-- start of SOURCE EXCERPT --

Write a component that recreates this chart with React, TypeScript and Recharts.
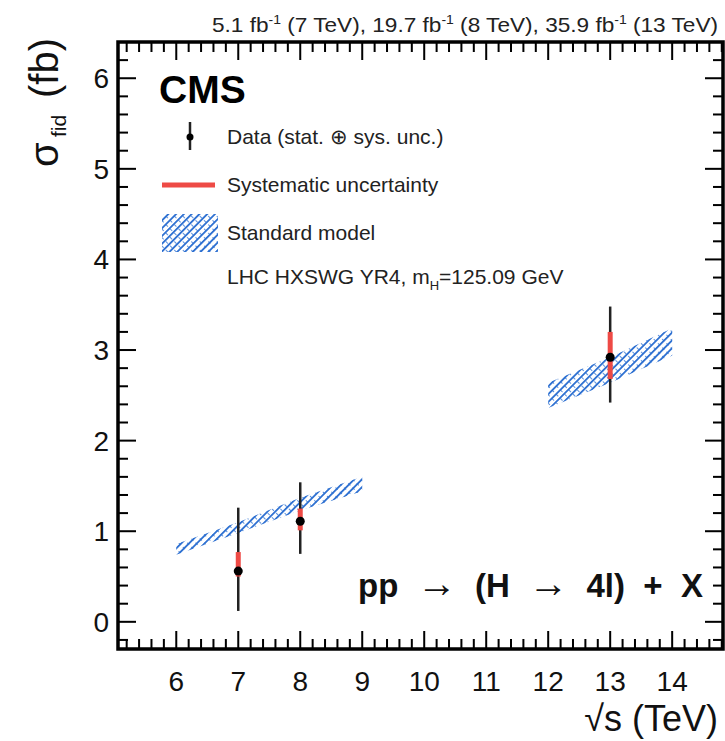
import { ComposedChart, Area, Scatter, ErrorBar, XAxis, YAxis, ReferenceArea } from 'recharts';

// SM prediction band (low, high) read at each sqrt(s)
const smEnergies = [6, 7, 8, 9, 12, 13, 14];
const smLow = [0.74, 0.98, 1.23, 1.44, 2.36, 2.64, 2.94];
const smHigh = [0.86, 1.10, 1.37, 1.60, 2.64, 2.92, 3.24];

// measurements
const dataEnergies = [7, 8, 13];
const dataValues = [0.56, 1.11, 2.92];
const totDown = [0.44, 0.36, 0.50];
const totUp = [0.70, 0.43, 0.56];
const sysDown = [0.06, 0.10, 0.24];
const sysUp = [0.21, 0.14, 0.28];

const xMajorTicks = [6, 7, 8, 9, 10, 11, 12, 13, 14];
const yMajorTicks = [0, 1, 2, 3, 4, 5, 6];

const X_DOMAIN = [5.06, 14.82];
const Y_DOMAIN = [-0.3, 6.4];

const FONT = '"Liberation Sans", Arial, Helvetica, sans-serif';

// plot rectangle (margins + axis sizes below)
const PL = 118;
const PR = 725 - 2;
const PT = 42;
const PB = 741 - 92;
const sx = (v: number) => PL + ((v - X_DOMAIN[0]) / (X_DOMAIN[1] - X_DOMAIN[0])) * (PR - PL);
const sy = (v: number) => PB - ((v - Y_DOMAIN[0]) / (Y_DOMAIN[1] - Y_DOMAIN[0])) * (PB - PT);

// minor ticks every 0.2 inside the frame
const xTicks: number[] = [];
for (let i = 26; i <= 74; i++) xTicks.push(i / 5);
const yTicks: number[] = [];
for (let i = -1; i <= 32; i++) yTicks.push(i / 5);

const isMajor = (v: number) => Math.abs(v - Math.round(v)) < 1e-6;
const tickLen = (v: number) => (isMajor(v) ? 18 : 10);

// SM band: first segment 6-9, second 12-14
const bandData = smEnergies.map((x, i) => ({
  x,
  lowE: x < 10 ? [smLow[i], smHigh[i]] : null,
  highE: x > 10 ? [smLow[i], smHigh[i]] : null,
}));

const points = dataEnergies.map((x, i) => ({
  x,
  y: dataValues[i],
  tot: [totDown[i], totUp[i]],
  sys: [sysDown[i], sysUp[i]],
}));

const XLabel = (props: any) => {
  const v = Number(props.payload.value);
  if (!isMajor(v) || !xMajorTicks.includes(Math.round(v))) return <g />;
  return (
    <text x={props.x} y={Number(props.y) + 42} textAnchor="middle" fontSize={28} fontFamily={FONT} fill="#111">
      {Math.round(v)}
    </text>
  );
};

const YLabel = (props: any) => {
  const v = Number(props.payload.value);
  if (!isMajor(v) || !yMajorTicks.includes(Math.round(v))) return <g />;
  return (
    <text x={Number(props.x) - 9} y={Number(props.y) + 10} textAnchor="end" fontSize={28} fontFamily={FONT} fill="#111">
      {Math.round(v)}
    </text>
  );
};

const Marker = (props: any) => <circle cx={props.cx} cy={props.cy} r={4.5} fill="#000" />;
const NoShape = () => <g />;

// inward tick marks on all four edges, drawn as thin filled rects
function FrameTicks() {
  const rects: any[] = [];
  xTicks.forEach((v, i) => {
    const x = sx(v);
    const len = tickLen(v);
    rects.push(<rect key={`b${i}`} x={x - 1} y={PB - len} width={2} height={len} fill="#000" />);
    rects.push(<rect key={`t${i}`} x={x - 1} y={PT} width={2} height={len} fill="#000" />);
  });
  yTicks.forEach((v, i) => {
    const y = sy(v);
    const len = tickLen(v);
    rects.push(<rect key={`l${i}`} x={PL} y={y - 1} width={len} height={2} fill="#000" />);
    rects.push(<rect key={`r${i}`} x={PR - len} y={y - 1} width={len} height={2} fill="#000" />);
  });
  return <g>{rects}</g>;
}

export default function App() {
  return (
    <div style={{ position: 'absolute', left: 0, top: 0, width: 725, height: 741, background: '#fff' }}>
      <svg width={0} height={0} style={{ position: 'absolute' }}>
        <defs>
          <pattern id="smHatch" patternUnits="userSpaceOnUse" width={5.5} height={5.5} patternTransform="rotate(45)">
            <line x1={0} y1={0} x2={0} y2={5.5} stroke="#2c6fd1" strokeWidth={3.6} />
          </pattern>
          <pattern id="smHatch2" patternUnits="userSpaceOnUse" width={6} height={6} patternTransform="rotate(-45)">
            <line x1={0} y1={0} x2={0} y2={6} stroke="#2c6fd1" strokeWidth={1.6} strokeDasharray="3 3" />
          </pattern>
        </defs>
      </svg>
      <ComposedChart
        width={725}
        height={741}
        data={bandData}
        margin={{ top: PT, right: 725 - PR, bottom: 0, left: 0 }}
      >
        <XAxis
          dataKey="x"
          type="number"
          domain={X_DOMAIN}
          ticks={xTicks}
          interval={0}
          allowDataOverflow
          height={741 - PB}
          tickSize={0}
          tickMargin={0}
          tickLine={false}
          axisLine={false}
          tick={XLabel}
        />
        <YAxis
          type="number"
          domain={Y_DOMAIN}
          ticks={yTicks}
          interval={0}
          allowDataOverflow
          width={PL}
          tickSize={0}
          tickMargin={0}
          tickLine={false}
          axisLine={false}
          tick={YLabel}
        />
        <Area dataKey="lowE" stroke="none" fill="url(#smHatch)" fillOpacity={1} isAnimationActive={false} activeDot={false} />
        <Area dataKey="highE" stroke="none" fill="url(#smHatch)" fillOpacity={1} isAnimationActive={false} activeDot={false} />
        <Area dataKey="lowE" stroke="none" fill="url(#smHatch2)" fillOpacity={1} isAnimationActive={false} activeDot={false} />
        <Area dataKey="highE" stroke="none" fill="url(#smHatch2)" fillOpacity={1} isAnimationActive={false} activeDot={false} />
        <Scatter data={points} dataKey="y" shape={NoShape} isAnimationActive={false}>
          <ErrorBar dataKey="tot" direction="y" width={0} stroke="#222" strokeWidth={2.5} />
          <ErrorBar dataKey="sys" direction="y" width={0} stroke="#ee4a45" strokeWidth={5} />
        </Scatter>
        <Scatter data={points} dataKey="y" shape={Marker} isAnimationActive={false} />
        <ReferenceArea
          x1={X_DOMAIN[0]}
          x2={X_DOMAIN[1]}
          y1={Y_DOMAIN[0]}
          y2={Y_DOMAIN[1]}
          fill="transparent"
          fillOpacity={0}
          stroke="#000"
          strokeWidth={3.5}
          ifOverflow="visible"
        />
      </ComposedChart>

      <svg
        width={725}
        height={741}
        style={{ position: 'absolute', left: 0, top: 0, pointerEvents: 'none' }}
        fontFamily={FONT}
      >
        <FrameTicks />

        <text x={718} y={32} textAnchor="end" fontSize={21} fill="#222" textLength={506} lengthAdjust="spacingAndGlyphs">
          5.1 fb<tspan dy={-8} fontSize={13}>-1</tspan>
          <tspan dy={8}> (7 TeV), 19.7 fb</tspan>
          <tspan dy={-8} fontSize={13}>-1</tspan>
          <tspan dy={8}> (8 TeV), 35.9 fb</tspan>
          <tspan dy={-8} fontSize={13}>-1</tspan>
          <tspan dy={8}> (13 TeV)</tspan>
        </text>

        <text x={159} y={103} fontSize={39} fontWeight="bold" fill="#000">CMS</text>

        <line x1={190} x2={190} y1={122} y2={150} stroke="#222" strokeWidth={2.5} />
        <circle cx={190} cy={137} r={3.5} fill="#000" />
        <text x={227} y={144} fontSize={21} fill="#222">Data (stat. ⊕ sys. unc.)</text>

        <line x1={162} x2={215} y1={185} y2={185} stroke="#ee4a45" strokeWidth={5} />
        <text x={227} y={192} fontSize={21} fill="#222">Systematic uncertainty</text>

        <rect x={162} y={214} width={56} height={38} fill="url(#smHatch)" />
        <rect x={162} y={214} width={56} height={38} fill="url(#smHatch2)" />
        <text x={227} y={240} fontSize={21} fill="#222">Standard model</text>

        <text x={227} y={284} fontSize={21} fill="#222">
          LHC HXSWG YR4, m<tspan dy={6} fontSize={13}>H</tspan>
          <tspan dy={-6}>=125.09 GeV</tspan>
        </text>

        <text x={358} y={597} fontSize={33} fontWeight="bold" fill="#111" xmlSpace="preserve">
          {'pp  '}<tspan fontWeight="normal" fontSize={40}>→</tspan>{'  (H  '}<tspan fontWeight="normal" fontSize={40}>→</tspan>{'  4l)  +  X'}
        </text>

        <text transform="translate(58,167) rotate(-90)" fontSize={40} fill="#111">
          <tspan x={0} y={0}>σ</tspan>
          <tspan x={30} y={8} fontSize={21}>fid</tspan>
          <tspan x={69} y={0}>(fb)</tspan>
        </text>

        <text x={718} y={731} textAnchor="end" fontSize={36} fill="#111">√s (TeV)</text>
      </svg>
    </div>
  );
}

-- end of SOURCE EXCERPT --

■ **TO DO**
Leave out the pictures and restate, word for word, the lines from the top of the data through the line containing "const tickLen = (v: number)", both included.

■ **OUTPUT OF THE EXERCISE**
Write a component that recreates this chart with React, TypeScript and Recharts.
import { ComposedChart, Area, Scatter, ErrorBar, XAxis, YAxis, ReferenceArea } from 'recharts';

// SM prediction band (low, high) read at each sqrt(s)
const smEnergies = [6, 7, 8, 9, 12, 13, 14];
const smLow = [0.74, 0.98, 1.23, 1.44, 2.36, 2.64, 2.94];
const smHigh = [0.86, 1.10, 1.37, 1.60, 2.64, 2.92, 3.24];

// measurements
const dataEnergies = [7, 8, 13];
const dataValues = [0.56, 1.11, 2.92];
const totDown = [0.44, 0.36, 0.50];
const totUp = [0.70, 0.43, 0.56];
const sysDown = [0.06, 0.10, 0.24];
const sysUp = [0.21, 0.14, 0.28];

const xMajorTicks = [6, 7, 8, 9, 10, 11, 12, 13, 14];
const yMajorTicks = [0, 1, 2, 3, 4, 5, 6];

const X_DOMAIN = [5.06, 14.82];
const Y_DOMAIN = [-0.3, 6.4];

const FONT = '"Liberation Sans", Arial, Helvetica, sans-serif';

// plot rectangle (margins + axis sizes below)
const PL = 118;
const PR = 725 - 2;
const PT = 42;
const PB = 741 - 92;
const sx = (v: number) => PL + ((v - X_DOMAIN[0]) / (X_DOMAIN[1] - X_DOMAIN[0])) * (PR - PL);
const sy = (v: number) => PB - ((v - Y_DOMAIN[0]) / (Y_DOMAIN[1] - Y_DOMAIN[0])) * (PB - PT);

// minor ticks every 0.2 inside the frame
const xTicks: number[] = [];
for (let i = 26; i <= 74; i++) xTicks.push(i / 5);
const yTicks: number[] = [];
for (let i = -1; i <= 32; i++) yTicks.push(i / 5);

const isMajor = (v: number) => Math.abs(v - Math.round(v)) < 1e-6;
const tickLen = (v: number) => (isMajor(v) ? 18 : 10);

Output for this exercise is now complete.